Reconduction du démissionnaire Sébastien Lecornu ou nomination d'une nouvelle personnalité au poste de Premier ministre ? Le président français Emmanuel Macron doit mettre fin vendredi à cinq jours de suspense et tenter une nouvelle fois de désamorcer une crise politique qui ne cesse de s'aggraver.
Le chef de l'État a convié dans la nuit les patrons de partis et chefs de groupes à l'Assemblée nationale à 14H30 (12h30 GMT), à l'exception de ceux du Rassemblement national (RN, extrême droite) et de La France insoumise (LFI, gauche radicale), a-t-on appris de sources concordantes.
Il a promis de nommer un Premier ministre d'ici «vendredi soir» après la démission fracassante lundi de Sébastien Lecornu, après deux jours de négociations supplémentaires pour tenter d'arracher, en l'absence de toute majorité parlementaire, un accord de non-censure du futur gouvernement.
Rien n'a filtré sur l'heure et les modalités d'une annonce. Une prochaine prise de parole du chef de l'État est évoquée par son entourage. Il ne s'est pas exprimé sur la situation intérieure depuis cette nouvelle déflagration politique.
À quelques heures d'une nomination, deux scénarios revenaient avec force, la reconduction de Sébastien Lecornu ou la carte du centriste Jean-Louis Borloo, 74 ans, éternel «revenant» par temps de crise.
«Mission» terminée
Troisième Premier ministre désigné en un an depuis la dissolution de l'Assemblée par M. Macron en juin 2024, M. Lecornu est à ce stade le plus éphémère chef de gouvernement de la Ve République. Celui qui est resté un peu d'un mois en poste assure ne pas «courir après le job» et avoir «terminé» sa «mission».
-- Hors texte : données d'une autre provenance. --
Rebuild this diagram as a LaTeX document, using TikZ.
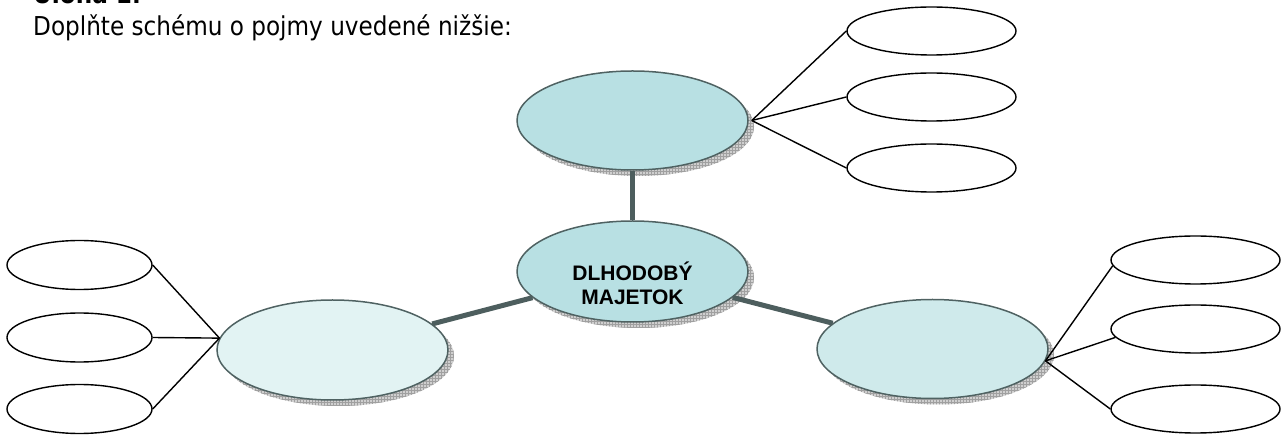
\documentclass[tikz,border=0pt]{standalone}
\usepackage{fontspec}
\setmainfont[FakeStretch=0.89]{DejaVu Sans}
\newfontfamily\labelfont{Liberation Sans}
\usepackage{tikz}
\usetikzlibrary{positioning, shapes.geometric, patterns}

\definecolor{tealfill}{RGB}{184,224,227}
\definecolor{palefill}{RGB}{226,243,243}
\definecolor{midfill}{RGB}{207,234,235}
\definecolor{edgegray}{RGB}{79,98,98}
\definecolor{bargray}{RGB}{77,94,94}
\definecolor{shadowgray}{RGB}{207,207,207}
\definecolor{gridgray}{RGB}{160,160,160}

\tikzset{
  bigoval/.style={ellipse, draw=edgegray, line width=1.5pt, inner sep=0pt,
    minimum width=231pt, minimum height=99pt,
    preaction={fill=shadowgray, transform canvas={shift={(6pt,-6pt)}}},
    preaction={pattern=grid, pattern color=gridgray, transform canvas={shift={(6pt,-6pt)}}}},
  slot/.style={ellipse, draw, line width=1.4pt, fill=white, inner sep=0pt,
    minimum width=169pt, minimum height=48pt},
  bar/.style={draw=bargray, line width=5pt},
  twig/.style={line width=1.4pt},
}

\begin{document}
\begin{tikzpicture}[x=1pt, y=-1pt]
    \useasboundingbox (0,0) rectangle (1283,435);

    % Heading
    \node[anchor=base west, inner sep=0pt, font=\bfseries\fontsize{26}{30}\selectfont] (title) at (33,4) {Úloha 1.};
    \node[anchor=base west, inner sep=0pt, font=\fontsize{26}{30}\selectfont] (task) at (33,36) {Doplňte schému o pojmy uvedené nižšie:};

    % Big ovals
    \node[bigoval, fill=tealfill] (top) at (632.5,120.5) {};
    \node[bigoval, fill=tealfill, minimum height=101pt] (mid) at (632.5,271.5) {};
    \node[bigoval, fill=palefill, minimum height=100pt] (left) at (332.5,350) {};
    \node[bigoval, fill=midfill] (right) at (932.5,349) {};
    \node[inner sep=0pt, align=center, font=\labelfont\bfseries\fontsize{21}{24}\selectfont] (lab) at (632.5,283.2) {DLHODOBÝ\\MAJETOK};

    % Thick connectors
    \draw[bar] (top) -- (mid);
    \draw[bar] (mid) -- (left);
    \draw[bar] (mid) -- (right);

    % Empty slots
    \foreach \n/\y in {1/31, 2/97, 3/168}
      \node[slot] (t\n) at (931.5,\y) {};
    \foreach \n/\y in {1/265, 2/337.5, 3/409}
      \node[slot, minimum width=145pt, minimum height=49pt] (l\n) at (79.5,\y) {};
    \foreach \n/\y in {1/260, 2/329, 3/409}
      \node[slot] (r\n) at (1195.5,\y) {};

    % Thin branches
    \coordinate (jt) at ([xshift=3pt]top.east);
    \coordinate (jl) at (left.174);
    \coordinate (jr) at (right.-6);
    \foreach \n in {1,2,3} {
      \draw[twig] (jt) -- (t\n.west);
      \draw[twig] (jl) -- (l\n.east);
    }
    \foreach \n/\a in {1/184, 2/186, 3/180}
      \draw[twig] (jr) -- (r\n.\a);

\end{tikzpicture}
\end{document}
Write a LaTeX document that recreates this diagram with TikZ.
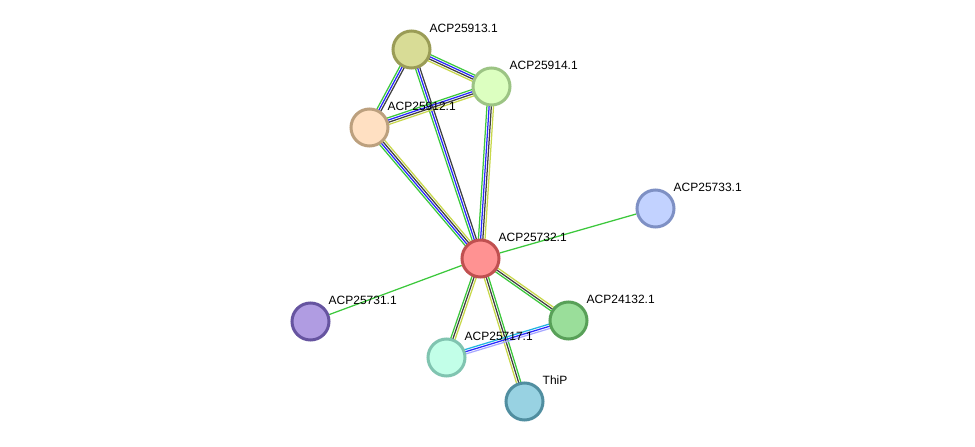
\documentclass[tikz,border=0pt]{standalone}
\usepackage{fontspec}
\setmainfont{Liberation Sans}
\usetikzlibrary{calc}

\definecolor{egreen}{HTML}{3CC83C}
\definecolor{eblue}{HTML}{2828FF}
\definecolor{eblack}{HTML}{404040}
\definecolor{eyellow}{HTML}{C8D84A}
\definecolor{ecyan}{HTML}{22B4E0}
\definecolor{elav}{HTML}{A8A8FF}

\pgfdeclarelayer{bg}
\pgfsetlayers{bg,main}

\tikzset{
  prot/.style={circle, minimum size=37pt, inner sep=0pt, line width=3pt},
  lbl/.style={anchor=base west, inner sep=0pt, font=\fontsize{12}{14}\selectfont},
  eline/.style={line width=1.25pt}
}

% #1,#2 node names, #3 number of strands, #4 colours (left of travel first)
\newcommand\ppiedge[4]{%
  \foreach \col [count=\i] in {#4} {
    \pgfmathsetmacro\off{((#3+1)/2-\i)*2.2}
    \draw[eline, \col] ($(#1.center)!\off pt!90:(#2.center)$) -- ($(#2.center)!\off pt!-90:(#1.center)$);
  }%
}

\begin{document}
\begin{tikzpicture}[x=1pt, y=-1pt]
    \useasboundingbox (0,0) rectangle (975,447);
    \foreach \n/\x/\y/\fc/\dc/\t in {
        a25913/411.5/49.5/D8DC96/9A9C56/ACP25913.1,
        a25914/491.5/86.5/DCFFC0/9CC484/ACP25914.1,
        a25912/369.5/127.5/FFE0C2/BCA07E/ACP25912.1,
        a25732/480.5/258.5/FF9292/C05050/ACP25732.1,
        a25733/655.5/208.5/C2D2FF/7E90C4/ACP25733.1,
        a25731/310.5/321.5/B09CE2/6654A0/ACP25731.1,
        a24132/568.5/320.5/9ADE9A/58A058/ACP24132.1,
        a25717/446.5/357.5/C2FFE8/80C4B0/ACP25717.1,
        thip/524.5/401.5/98D2E2/508EA0/ThiP} {
        \definecolor{nfill}{HTML}{\fc}
        \definecolor{ndraw}{HTML}{\dc}
        \node[prot, fill=nfill, draw=ndraw] (\n) at (\x,\y) {};
        \node[lbl] (\n-l) at (\x+18,\y-17) {\t};
    }
    \begin{pgfonlayer}{bg}
    \ppiedge{a25913}{a25914}{4}{egreen,eblue,eblack,eyellow}
    \ppiedge{a25913}{a25912}{3}{eblack,eblue,egreen}
    \ppiedge{a25913}{a25732}{3}{eblack,eblue,egreen}
    \ppiedge{a25912}{a25914}{4}{egreen,eblue,eblack,eyellow}
    \ppiedge{a25914}{a25732}{4}{eyellow,eblack,eblue,egreen}
    \ppiedge{a25912}{a25732}{4}{eyellow,eblack,eblue,egreen}
    \ppiedge{a25732}{a24132}{3}{eyellow,eblack,egreen}
    \ppiedge{a25732}{a25717}{3}{eyellow,eblack,egreen}
    \ppiedge{a25732}{thip}{3}{egreen,eblack,eyellow}
    \ppiedge{a25717}{a24132}{3}{ecyan,eblue,elav}
    \draw[eline, egreen] (a25732) -- (a25733);
    \draw[eline, egreen] (a25732) -- (a25731);
    \end{pgfonlayer}
\end{tikzpicture}
\end{document}
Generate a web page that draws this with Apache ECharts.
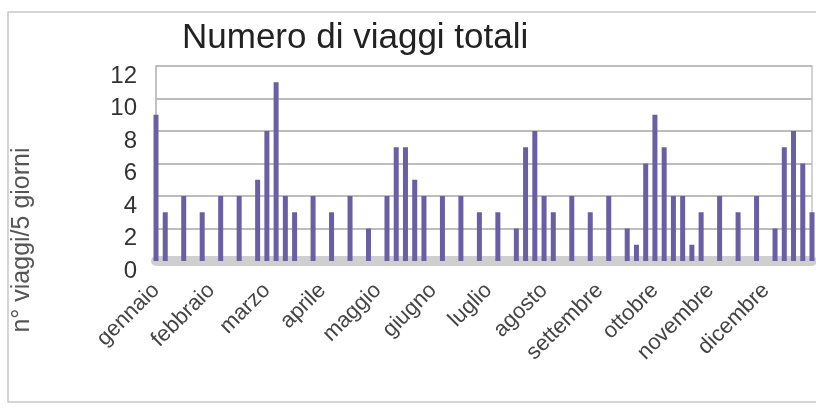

Démissionnaire lundi, quelques heures après avoir annoncé son gouvernement, Sébastien Lecornu avait devancé l'implosion de sa fragile coalition gouvernementale de centre-droit, anticipant un départ de la droite, insatisfaite de la composition de l'exécutif retenue.
Plusieurs responsables politiques prêtent toutefois à Emmanuel Macron la tentation de le reconduire, au risque d'ulcérer les oppositions et d'accélérer la censure de la nouvelle équipe.
Une série d'acteurs soutiennent en revanche publiquement ou en coulisse la piste Borloo, ministre sous les présidents de droite Jacques Chirac et Nicolas Sarkozy.
Vieux routard de la politique française et fondateur du parti Union des démocrates et indépendants (UDI), longtemps maire de Valenciennes (nord), M. Borloo avait annoncé en 2014 son retrait de la vie politique, disant n'avoir plus «l'énergie nécessaire» après une pneumonie aiguë.
De nouveau actif sur la scène politique, il a toutefois assuré jeudi soir ne pas avoir eu de contact avec l'Élysée.
D'autres noms sont aussi cités, de l'ex-Premier ministre socialiste Bernard Cazeneuve au Premier président de la Cour des comptes, Pierre Moscovici, lui aussi issu du PS.
Avec un double défi pour le chef de l'État : repousser le plus tard possible la menace d'une censure et a fortiori d'une dissolution.
Déconnectés de 2027
Avant d'achever sa «mission», Sébastien Lecornu a estimé que le projet de budget 2026, détonateur de la crise actuelle avec la censure début septembre de son prédécesseur, le centriste François Bayrou, pourrait être présenté lundi en conseil des ministres, soit la date-butoir pour qu'il soit adopté d'ici la fin de l'année par le Parlement, alors que la France, deuxième économie de la zone euro, affiche une dette de 3.400 milliards d'euros (115,6% du PIB) et une croissance plombée par la frilosité des investissements.
Cela sous-entend la nomination d'un gouvernement peut-être dès vendredi ou à défaut ce week-end. Sébastien Lecornu a suggéré que la future équipe gouvernementale soit «complètement déconnectée des ambitions» pour l'élection présidentielle de 2027, ambitions qu'il n'a lui-même jamais manifestées.
Cela exclurait Bruno Retailleau, ministre de l'Intérieur démissionnaire et patron du parti de droite Les Républicains, qui a précipité dimanche soir la chute du gouvernement Lecornu tout juste nommé.
M. Retailleau a conditionné son retour au gouvernement à la nomination d'un Premier ministre «ni de gauche, ni macroniste», relevant que c'était le cas de Jean-Louis Borloo.
Emmanuel Macron est aussi très attendu sur une éventuelle suspension de la très impopulaire réforme des retraites, préalable posé par les socialistes pour un accord de non-censure.